* begin *

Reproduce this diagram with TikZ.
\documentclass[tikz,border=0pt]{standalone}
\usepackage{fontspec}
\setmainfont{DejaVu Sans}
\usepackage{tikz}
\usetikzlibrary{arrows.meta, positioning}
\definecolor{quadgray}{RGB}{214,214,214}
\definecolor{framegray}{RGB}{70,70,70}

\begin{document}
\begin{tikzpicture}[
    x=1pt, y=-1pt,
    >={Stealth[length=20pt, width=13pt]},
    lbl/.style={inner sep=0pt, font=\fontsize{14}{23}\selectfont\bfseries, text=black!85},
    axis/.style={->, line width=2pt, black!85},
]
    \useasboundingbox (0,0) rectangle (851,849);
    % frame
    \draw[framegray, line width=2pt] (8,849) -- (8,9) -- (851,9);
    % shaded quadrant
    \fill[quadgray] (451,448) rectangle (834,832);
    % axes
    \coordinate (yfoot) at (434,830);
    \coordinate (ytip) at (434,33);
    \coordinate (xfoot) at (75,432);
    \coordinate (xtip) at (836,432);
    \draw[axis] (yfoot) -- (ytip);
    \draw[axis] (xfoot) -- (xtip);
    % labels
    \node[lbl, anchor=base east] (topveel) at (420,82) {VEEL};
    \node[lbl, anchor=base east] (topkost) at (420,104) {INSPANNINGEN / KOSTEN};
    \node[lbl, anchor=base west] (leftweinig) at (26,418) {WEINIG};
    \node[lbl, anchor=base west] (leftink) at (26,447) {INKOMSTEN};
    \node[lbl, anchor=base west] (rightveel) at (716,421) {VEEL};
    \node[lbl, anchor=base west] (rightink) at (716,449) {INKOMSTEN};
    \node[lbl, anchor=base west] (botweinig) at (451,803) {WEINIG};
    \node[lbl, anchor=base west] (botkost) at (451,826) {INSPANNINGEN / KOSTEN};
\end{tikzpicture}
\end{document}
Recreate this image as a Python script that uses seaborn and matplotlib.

* end *

Print the material above once more, exactly.

Reproduce this diagram with TikZ.
\documentclass[tikz,border=0pt]{standalone}
\usepackage{fontspec}
\setmainfont{DejaVu Sans}
\usepackage{tikz}
\usetikzlibrary{arrows.meta, positioning}
\definecolor{quadgray}{RGB}{214,214,214}
\definecolor{framegray}{RGB}{70,70,70}

\begin{document}
\begin{tikzpicture}[
    x=1pt, y=-1pt,
    >={Stealth[length=20pt, width=13pt]},
    lbl/.style={inner sep=0pt, font=\fontsize{14}{23}\selectfont\bfseries, text=black!85},
    axis/.style={->, line width=2pt, black!85},
]
    \useasboundingbox (0,0) rectangle (851,849);
    % frame
    \draw[framegray, line width=2pt] (8,849) -- (8,9) -- (851,9);
    % shaded quadrant
    \fill[quadgray] (451,448) rectangle (834,832);
    % axes
    \coordinate (yfoot) at (434,830);
    \coordinate (ytip) at (434,33);
    \coordinate (xfoot) at (75,432);
    \coordinate (xtip) at (836,432);
    \draw[axis] (yfoot) -- (ytip);
    \draw[axis] (xfoot) -- (xtip);
    % labels
    \node[lbl, anchor=base east] (topveel) at (420,82) {VEEL};
    \node[lbl, anchor=base east] (topkost) at (420,104) {INSPANNINGEN / KOSTEN};
    \node[lbl, anchor=base west] (leftweinig) at (26,418) {WEINIG};
    \node[lbl, anchor=base west] (leftink) at (26,447) {INKOMSTEN};
    \node[lbl, anchor=base west] (rightveel) at (716,421) {VEEL};
    \node[lbl, anchor=base west] (rightink) at (716,449) {INKOMSTEN};
    \node[lbl, anchor=base west] (botweinig) at (451,803) {WEINIG};
    \node[lbl, anchor=base west] (botkost) at (451,826) {INSPANNINGEN / KOSTEN};
\end{tikzpicture}
\end{document}
Recreate this image as a Python script that uses seaborn and matplotlib.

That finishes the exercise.